◆ GIVEN TASK ◆
Write out the opening lines of the data word for word, up to and including the line with "draw(ax2, in_bpr, in_vanilla, in_vit, 'ImageNet", and leave every picture and every later line out.

◆ MATERIAL TO PROCESS ◆
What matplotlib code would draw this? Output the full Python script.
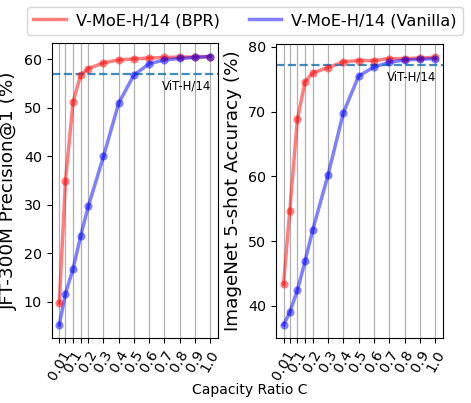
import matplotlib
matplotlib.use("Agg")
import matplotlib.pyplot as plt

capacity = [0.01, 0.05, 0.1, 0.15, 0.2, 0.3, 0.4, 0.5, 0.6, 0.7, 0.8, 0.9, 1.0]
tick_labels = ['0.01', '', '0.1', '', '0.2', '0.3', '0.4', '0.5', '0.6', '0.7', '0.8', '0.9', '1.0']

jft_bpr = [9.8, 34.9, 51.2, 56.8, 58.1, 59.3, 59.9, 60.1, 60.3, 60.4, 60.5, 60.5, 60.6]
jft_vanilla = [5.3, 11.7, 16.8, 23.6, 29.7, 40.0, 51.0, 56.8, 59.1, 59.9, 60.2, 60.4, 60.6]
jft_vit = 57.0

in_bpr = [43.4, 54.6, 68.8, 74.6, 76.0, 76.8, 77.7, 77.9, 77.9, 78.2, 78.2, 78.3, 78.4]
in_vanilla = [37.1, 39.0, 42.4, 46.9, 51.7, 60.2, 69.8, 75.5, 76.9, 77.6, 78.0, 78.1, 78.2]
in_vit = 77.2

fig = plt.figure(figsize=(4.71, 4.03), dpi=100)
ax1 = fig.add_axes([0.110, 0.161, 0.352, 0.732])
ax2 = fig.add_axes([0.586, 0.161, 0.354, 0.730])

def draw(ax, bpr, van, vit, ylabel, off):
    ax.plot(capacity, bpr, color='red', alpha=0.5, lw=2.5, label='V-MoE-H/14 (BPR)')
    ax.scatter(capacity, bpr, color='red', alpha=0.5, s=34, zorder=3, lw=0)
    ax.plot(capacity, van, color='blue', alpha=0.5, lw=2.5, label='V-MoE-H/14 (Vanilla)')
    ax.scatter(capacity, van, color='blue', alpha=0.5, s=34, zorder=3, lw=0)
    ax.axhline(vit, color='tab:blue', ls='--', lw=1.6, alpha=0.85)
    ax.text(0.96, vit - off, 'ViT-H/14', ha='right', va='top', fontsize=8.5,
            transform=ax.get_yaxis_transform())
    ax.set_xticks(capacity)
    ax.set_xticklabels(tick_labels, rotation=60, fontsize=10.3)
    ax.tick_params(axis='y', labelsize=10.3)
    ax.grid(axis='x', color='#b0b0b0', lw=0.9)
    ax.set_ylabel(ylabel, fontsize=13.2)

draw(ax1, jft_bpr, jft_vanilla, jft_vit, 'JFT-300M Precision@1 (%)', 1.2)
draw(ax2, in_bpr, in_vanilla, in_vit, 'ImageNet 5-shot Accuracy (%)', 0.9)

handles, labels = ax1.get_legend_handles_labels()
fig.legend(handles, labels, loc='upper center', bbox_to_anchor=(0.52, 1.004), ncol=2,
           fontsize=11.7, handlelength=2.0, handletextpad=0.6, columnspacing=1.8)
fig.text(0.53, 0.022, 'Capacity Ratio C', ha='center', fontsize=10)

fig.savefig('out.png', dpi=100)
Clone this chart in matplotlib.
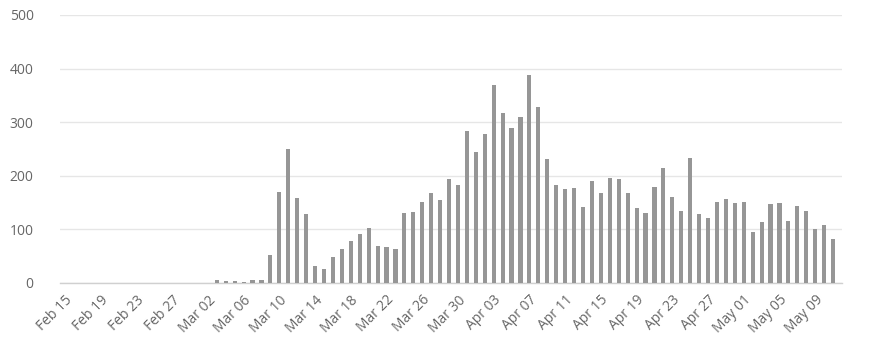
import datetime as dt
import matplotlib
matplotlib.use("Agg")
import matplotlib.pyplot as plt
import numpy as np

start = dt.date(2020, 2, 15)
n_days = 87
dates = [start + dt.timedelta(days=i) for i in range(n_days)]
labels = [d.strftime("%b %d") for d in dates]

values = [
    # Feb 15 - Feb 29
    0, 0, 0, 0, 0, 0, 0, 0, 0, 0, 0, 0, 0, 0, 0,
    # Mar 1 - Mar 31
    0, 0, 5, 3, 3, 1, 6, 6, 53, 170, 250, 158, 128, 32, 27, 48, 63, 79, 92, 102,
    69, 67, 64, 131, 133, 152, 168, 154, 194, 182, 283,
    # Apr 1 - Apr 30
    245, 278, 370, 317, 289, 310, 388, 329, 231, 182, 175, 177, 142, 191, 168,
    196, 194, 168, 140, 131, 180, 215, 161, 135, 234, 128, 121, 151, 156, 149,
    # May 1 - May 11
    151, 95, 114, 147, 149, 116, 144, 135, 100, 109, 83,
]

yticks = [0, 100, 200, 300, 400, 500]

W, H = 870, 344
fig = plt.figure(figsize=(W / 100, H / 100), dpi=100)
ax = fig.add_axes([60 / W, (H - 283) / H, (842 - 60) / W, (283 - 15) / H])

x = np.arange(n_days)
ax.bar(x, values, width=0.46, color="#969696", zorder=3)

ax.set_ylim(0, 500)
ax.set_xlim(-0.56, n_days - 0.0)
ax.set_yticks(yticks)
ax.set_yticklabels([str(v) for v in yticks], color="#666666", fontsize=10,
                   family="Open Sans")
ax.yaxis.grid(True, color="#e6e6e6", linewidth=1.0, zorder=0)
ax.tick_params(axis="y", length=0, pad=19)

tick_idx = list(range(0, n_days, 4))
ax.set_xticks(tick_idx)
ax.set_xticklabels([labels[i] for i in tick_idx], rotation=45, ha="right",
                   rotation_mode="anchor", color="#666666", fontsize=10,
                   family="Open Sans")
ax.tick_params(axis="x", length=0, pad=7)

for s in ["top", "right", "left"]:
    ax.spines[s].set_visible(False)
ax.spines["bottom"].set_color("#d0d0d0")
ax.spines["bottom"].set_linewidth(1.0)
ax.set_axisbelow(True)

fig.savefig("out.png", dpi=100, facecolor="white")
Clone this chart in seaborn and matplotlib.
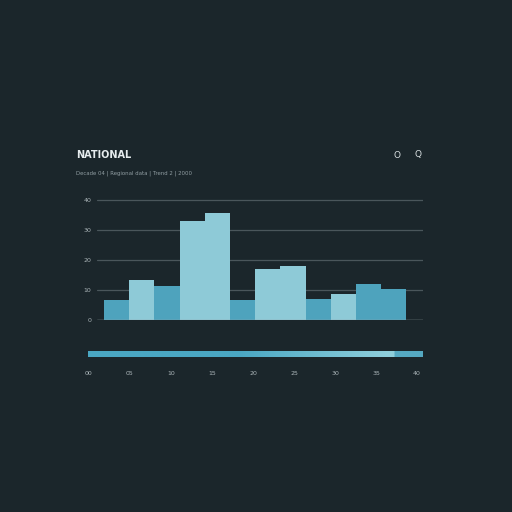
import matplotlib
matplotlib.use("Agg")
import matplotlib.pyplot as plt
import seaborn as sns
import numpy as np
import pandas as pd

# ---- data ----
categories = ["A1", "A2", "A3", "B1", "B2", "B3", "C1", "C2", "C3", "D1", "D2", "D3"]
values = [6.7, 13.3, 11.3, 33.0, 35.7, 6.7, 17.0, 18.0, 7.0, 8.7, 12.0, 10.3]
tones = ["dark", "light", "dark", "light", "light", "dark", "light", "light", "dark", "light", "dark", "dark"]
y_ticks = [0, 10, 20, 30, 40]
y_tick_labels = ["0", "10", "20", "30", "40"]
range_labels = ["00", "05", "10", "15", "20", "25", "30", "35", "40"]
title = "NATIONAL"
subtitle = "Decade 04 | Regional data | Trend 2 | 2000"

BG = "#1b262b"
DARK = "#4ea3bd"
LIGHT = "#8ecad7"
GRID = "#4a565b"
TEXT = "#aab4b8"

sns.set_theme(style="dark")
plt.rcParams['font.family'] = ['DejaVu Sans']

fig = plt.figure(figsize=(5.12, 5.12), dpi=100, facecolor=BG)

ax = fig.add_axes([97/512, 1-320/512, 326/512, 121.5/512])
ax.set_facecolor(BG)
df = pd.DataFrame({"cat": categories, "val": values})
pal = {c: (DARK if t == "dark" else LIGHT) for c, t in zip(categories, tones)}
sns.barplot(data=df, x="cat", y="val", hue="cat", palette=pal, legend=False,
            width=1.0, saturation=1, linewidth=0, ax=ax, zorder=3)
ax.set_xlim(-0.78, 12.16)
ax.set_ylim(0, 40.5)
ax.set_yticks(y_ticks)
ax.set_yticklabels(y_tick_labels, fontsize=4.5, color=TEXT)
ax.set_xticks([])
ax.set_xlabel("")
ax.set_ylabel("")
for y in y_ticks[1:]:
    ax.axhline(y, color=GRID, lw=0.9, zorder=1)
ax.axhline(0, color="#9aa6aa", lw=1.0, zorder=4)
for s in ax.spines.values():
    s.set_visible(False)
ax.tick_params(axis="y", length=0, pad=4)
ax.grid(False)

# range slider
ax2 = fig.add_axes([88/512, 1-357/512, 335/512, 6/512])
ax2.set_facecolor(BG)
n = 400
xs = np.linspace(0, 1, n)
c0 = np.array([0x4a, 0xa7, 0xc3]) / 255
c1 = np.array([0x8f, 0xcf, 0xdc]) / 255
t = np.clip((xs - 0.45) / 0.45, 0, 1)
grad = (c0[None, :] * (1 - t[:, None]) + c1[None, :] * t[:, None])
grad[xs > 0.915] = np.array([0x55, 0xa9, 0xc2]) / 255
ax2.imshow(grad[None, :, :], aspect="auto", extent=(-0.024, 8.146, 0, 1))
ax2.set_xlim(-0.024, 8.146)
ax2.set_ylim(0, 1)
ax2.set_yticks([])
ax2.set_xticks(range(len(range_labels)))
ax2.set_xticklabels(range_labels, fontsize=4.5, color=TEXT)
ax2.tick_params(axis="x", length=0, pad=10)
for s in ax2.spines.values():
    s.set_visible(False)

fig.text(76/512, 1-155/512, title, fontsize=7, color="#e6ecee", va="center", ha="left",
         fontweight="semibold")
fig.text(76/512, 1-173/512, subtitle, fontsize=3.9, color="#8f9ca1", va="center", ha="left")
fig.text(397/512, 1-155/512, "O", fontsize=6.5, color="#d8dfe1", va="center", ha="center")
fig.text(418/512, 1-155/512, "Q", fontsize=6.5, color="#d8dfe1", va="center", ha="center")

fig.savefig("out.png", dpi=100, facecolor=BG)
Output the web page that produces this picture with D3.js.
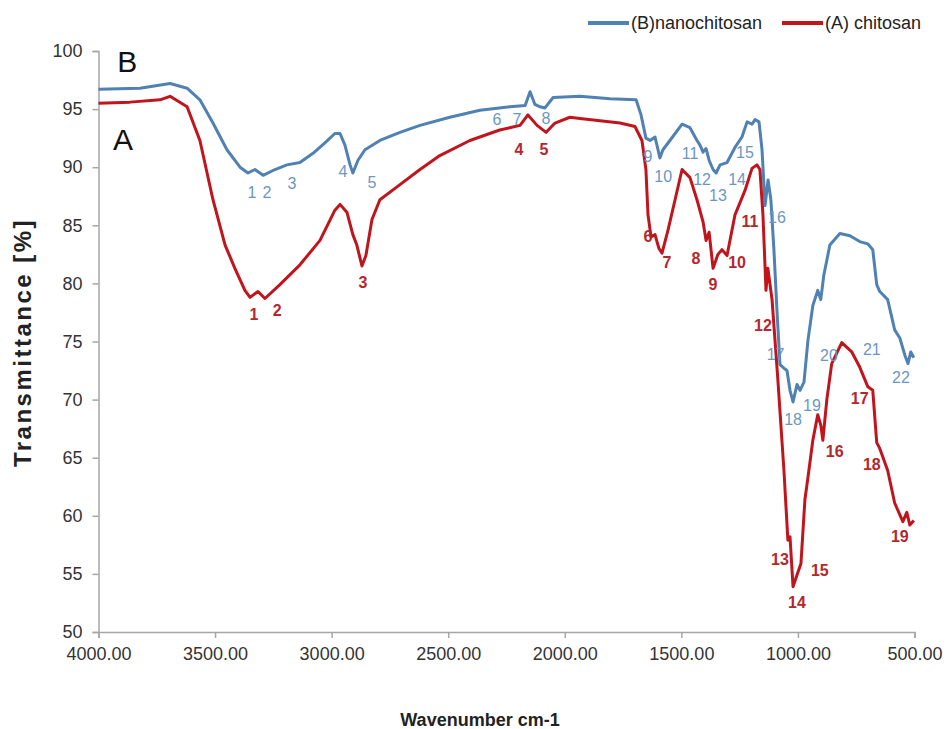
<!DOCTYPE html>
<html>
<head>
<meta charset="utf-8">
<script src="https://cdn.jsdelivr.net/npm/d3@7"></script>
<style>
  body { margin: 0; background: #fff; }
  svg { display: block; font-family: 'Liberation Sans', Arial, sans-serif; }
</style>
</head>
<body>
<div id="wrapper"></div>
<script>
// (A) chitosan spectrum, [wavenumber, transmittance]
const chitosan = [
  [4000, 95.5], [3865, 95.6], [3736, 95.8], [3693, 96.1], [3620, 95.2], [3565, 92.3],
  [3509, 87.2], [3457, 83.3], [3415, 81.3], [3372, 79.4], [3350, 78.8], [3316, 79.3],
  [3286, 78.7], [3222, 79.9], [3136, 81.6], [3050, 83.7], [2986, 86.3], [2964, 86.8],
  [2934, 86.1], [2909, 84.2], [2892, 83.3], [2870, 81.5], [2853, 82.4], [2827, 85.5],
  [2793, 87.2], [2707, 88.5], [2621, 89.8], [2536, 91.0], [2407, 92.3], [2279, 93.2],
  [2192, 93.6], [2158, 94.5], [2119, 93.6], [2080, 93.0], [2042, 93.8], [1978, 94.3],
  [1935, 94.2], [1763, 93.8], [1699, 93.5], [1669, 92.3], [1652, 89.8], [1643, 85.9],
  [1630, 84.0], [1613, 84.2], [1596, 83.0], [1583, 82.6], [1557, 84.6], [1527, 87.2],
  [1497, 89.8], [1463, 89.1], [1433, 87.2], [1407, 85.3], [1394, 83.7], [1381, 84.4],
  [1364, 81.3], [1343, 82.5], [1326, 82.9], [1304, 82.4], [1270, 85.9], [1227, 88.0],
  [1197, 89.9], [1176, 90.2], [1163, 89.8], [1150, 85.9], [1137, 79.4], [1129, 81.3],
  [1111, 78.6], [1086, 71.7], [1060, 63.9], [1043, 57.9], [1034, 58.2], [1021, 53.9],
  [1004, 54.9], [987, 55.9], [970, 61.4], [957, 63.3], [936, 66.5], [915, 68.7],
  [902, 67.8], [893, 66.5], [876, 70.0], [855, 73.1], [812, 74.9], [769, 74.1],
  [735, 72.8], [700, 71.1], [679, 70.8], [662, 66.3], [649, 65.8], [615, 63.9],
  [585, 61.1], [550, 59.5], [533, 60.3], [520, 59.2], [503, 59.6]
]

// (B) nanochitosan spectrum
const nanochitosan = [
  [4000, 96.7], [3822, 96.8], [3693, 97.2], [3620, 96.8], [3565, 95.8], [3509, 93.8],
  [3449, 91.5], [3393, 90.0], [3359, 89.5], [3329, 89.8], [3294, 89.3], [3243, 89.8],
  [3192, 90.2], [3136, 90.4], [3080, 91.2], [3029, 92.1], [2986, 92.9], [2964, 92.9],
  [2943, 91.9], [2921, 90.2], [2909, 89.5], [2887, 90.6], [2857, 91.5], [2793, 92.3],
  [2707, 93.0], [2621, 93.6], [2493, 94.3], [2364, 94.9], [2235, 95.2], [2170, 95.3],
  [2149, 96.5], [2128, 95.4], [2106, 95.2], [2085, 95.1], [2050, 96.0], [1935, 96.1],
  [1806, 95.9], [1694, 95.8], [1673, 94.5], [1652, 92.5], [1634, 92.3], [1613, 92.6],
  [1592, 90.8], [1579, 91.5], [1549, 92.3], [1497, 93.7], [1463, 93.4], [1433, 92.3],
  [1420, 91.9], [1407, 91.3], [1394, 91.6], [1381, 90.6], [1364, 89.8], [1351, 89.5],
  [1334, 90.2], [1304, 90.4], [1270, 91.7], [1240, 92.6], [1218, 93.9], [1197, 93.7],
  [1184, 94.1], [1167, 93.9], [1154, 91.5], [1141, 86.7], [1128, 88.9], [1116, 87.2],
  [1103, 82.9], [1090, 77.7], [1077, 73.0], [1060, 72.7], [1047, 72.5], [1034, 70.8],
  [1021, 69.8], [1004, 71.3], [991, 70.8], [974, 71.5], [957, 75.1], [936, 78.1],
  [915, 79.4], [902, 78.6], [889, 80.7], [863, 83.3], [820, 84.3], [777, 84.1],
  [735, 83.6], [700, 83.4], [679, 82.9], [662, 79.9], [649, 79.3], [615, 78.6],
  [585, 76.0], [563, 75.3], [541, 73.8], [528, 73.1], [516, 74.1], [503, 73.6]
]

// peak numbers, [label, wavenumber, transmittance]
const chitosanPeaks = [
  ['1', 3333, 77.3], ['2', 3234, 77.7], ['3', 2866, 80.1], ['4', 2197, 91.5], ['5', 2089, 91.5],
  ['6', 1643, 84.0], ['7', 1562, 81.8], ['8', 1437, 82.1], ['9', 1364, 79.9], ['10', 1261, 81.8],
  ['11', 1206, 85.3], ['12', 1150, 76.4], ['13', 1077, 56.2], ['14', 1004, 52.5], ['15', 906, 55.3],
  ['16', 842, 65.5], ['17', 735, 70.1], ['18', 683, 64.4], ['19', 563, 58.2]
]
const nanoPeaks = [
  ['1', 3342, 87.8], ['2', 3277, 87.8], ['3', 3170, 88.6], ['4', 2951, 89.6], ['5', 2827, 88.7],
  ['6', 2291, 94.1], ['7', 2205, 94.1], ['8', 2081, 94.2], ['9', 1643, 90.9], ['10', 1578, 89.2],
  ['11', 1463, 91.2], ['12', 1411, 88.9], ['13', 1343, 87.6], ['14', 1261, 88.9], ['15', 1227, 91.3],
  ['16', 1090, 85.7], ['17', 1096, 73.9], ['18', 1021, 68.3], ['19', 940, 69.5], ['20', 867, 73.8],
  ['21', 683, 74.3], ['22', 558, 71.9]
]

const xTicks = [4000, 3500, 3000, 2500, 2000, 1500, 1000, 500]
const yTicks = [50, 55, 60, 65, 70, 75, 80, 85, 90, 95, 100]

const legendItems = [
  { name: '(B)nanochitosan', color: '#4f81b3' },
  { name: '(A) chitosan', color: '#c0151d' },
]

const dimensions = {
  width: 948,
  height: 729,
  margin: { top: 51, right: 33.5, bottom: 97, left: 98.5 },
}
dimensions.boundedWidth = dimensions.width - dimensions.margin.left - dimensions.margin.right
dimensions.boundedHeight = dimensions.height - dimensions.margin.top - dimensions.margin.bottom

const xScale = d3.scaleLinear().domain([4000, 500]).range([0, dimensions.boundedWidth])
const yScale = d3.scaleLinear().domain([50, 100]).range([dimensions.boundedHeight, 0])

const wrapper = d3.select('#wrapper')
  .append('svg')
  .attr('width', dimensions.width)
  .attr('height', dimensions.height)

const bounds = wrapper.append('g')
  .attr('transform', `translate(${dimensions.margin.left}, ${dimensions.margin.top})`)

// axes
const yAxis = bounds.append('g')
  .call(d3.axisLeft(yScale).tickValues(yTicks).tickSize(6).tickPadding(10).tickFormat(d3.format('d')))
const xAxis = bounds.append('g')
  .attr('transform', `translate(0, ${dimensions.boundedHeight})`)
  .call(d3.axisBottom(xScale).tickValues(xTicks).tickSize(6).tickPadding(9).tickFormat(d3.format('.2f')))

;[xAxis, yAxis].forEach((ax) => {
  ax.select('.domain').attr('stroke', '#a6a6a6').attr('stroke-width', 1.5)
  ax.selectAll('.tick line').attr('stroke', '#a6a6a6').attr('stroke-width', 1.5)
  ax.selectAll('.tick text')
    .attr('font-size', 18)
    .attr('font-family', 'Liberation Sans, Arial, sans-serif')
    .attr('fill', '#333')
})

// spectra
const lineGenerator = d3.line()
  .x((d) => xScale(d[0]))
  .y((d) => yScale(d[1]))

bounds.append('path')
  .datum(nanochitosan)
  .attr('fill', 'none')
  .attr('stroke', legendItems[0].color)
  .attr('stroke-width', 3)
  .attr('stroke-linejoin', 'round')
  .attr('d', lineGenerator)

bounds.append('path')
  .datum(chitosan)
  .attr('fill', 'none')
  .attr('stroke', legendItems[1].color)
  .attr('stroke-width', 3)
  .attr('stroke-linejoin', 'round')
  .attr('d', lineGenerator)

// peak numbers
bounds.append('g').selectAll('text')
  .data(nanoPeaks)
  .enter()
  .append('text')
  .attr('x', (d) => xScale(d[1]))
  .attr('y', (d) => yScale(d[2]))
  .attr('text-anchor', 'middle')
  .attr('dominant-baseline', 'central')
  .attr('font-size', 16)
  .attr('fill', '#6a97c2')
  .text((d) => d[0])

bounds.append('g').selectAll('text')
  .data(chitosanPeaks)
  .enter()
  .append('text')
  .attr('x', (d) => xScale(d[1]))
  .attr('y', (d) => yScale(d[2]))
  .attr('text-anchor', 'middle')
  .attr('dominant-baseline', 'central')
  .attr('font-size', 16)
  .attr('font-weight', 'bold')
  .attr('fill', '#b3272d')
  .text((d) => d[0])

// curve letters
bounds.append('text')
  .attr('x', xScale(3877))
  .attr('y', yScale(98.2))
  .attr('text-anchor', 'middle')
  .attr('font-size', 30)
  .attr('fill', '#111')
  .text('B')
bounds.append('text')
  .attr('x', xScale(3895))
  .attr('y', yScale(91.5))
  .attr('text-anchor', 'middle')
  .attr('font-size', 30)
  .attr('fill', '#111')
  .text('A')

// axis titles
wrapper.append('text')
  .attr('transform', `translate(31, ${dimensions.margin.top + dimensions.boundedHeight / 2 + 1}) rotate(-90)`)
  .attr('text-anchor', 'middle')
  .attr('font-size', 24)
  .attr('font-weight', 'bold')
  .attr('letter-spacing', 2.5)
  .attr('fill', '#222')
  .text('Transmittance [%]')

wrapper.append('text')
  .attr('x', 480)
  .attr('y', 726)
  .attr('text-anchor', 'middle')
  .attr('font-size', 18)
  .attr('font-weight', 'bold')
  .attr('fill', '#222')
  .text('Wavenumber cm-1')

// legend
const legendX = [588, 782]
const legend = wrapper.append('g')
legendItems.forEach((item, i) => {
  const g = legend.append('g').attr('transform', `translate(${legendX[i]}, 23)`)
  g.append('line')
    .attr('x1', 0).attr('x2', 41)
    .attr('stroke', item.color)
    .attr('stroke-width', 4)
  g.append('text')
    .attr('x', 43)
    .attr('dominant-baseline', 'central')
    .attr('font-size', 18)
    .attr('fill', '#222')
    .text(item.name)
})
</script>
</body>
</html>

◆ TASK OUTPUT ◆
What matplotlib code would draw this? Output the full Python script.
import matplotlib
matplotlib.use("Agg")
import matplotlib.pyplot as plt

capacity = [0.01, 0.05, 0.1, 0.15, 0.2, 0.3, 0.4, 0.5, 0.6, 0.7, 0.8, 0.9, 1.0]
tick_labels = ['0.01', '', '0.1', '', '0.2', '0.3', '0.4', '0.5', '0.6', '0.7', '0.8', '0.9', '1.0']

jft_bpr = [9.8, 34.9, 51.2, 56.8, 58.1, 59.3, 59.9, 60.1, 60.3, 60.4, 60.5, 60.5, 60.6]
jft_vanilla = [5.3, 11.7, 16.8, 23.6, 29.7, 40.0, 51.0, 56.8, 59.1, 59.9, 60.2, 60.4, 60.6]
jft_vit = 57.0

in_bpr = [43.4, 54.6, 68.8, 74.6, 76.0, 76.8, 77.7, 77.9, 77.9, 78.2, 78.2, 78.3, 78.4]
in_vanilla = [37.1, 39.0, 42.4, 46.9, 51.7, 60.2, 69.8, 75.5, 76.9, 77.6, 78.0, 78.1, 78.2]
in_vit = 77.2

fig = plt.figure(figsize=(4.71, 4.03), dpi=100)
ax1 = fig.add_axes([0.110, 0.161, 0.352, 0.732])
ax2 = fig.add_axes([0.586, 0.161, 0.354, 0.730])

def draw(ax, bpr, van, vit, ylabel, off):
    ax.plot(capacity, bpr, color='red', alpha=0.5, lw=2.5, label='V-MoE-H/14 (BPR)')
    ax.scatter(capacity, bpr, color='red', alpha=0.5, s=34, zorder=3, lw=0)
    ax.plot(capacity, van, color='blue', alpha=0.5, lw=2.5, label='V-MoE-H/14 (Vanilla)')
    ax.scatter(capacity, van, color='blue', alpha=0.5, s=34, zorder=3, lw=0)
    ax.axhline(vit, color='tab:blue', ls='--', lw=1.6, alpha=0.85)
    ax.text(0.96, vit - off, 'ViT-H/14', ha='right', va='top', fontsize=8.5,
            transform=ax.get_yaxis_transform())
    ax.set_xticks(capacity)
    ax.set_xticklabels(tick_labels, rotation=60, fontsize=10.3)
    ax.tick_params(axis='y', labelsize=10.3)
    ax.grid(axis='x', color='#b0b0b0', lw=0.9)
    ax.set_ylabel(ylabel, fontsize=13.2)

draw(ax1, jft_bpr, jft_vanilla, jft_vit, 'JFT-300M Precision@1 (%)', 1.2)
draw(ax2, in_bpr, in_vanilla, in_vit, 'ImageNet 5-shot Accuracy (%)', 0.9)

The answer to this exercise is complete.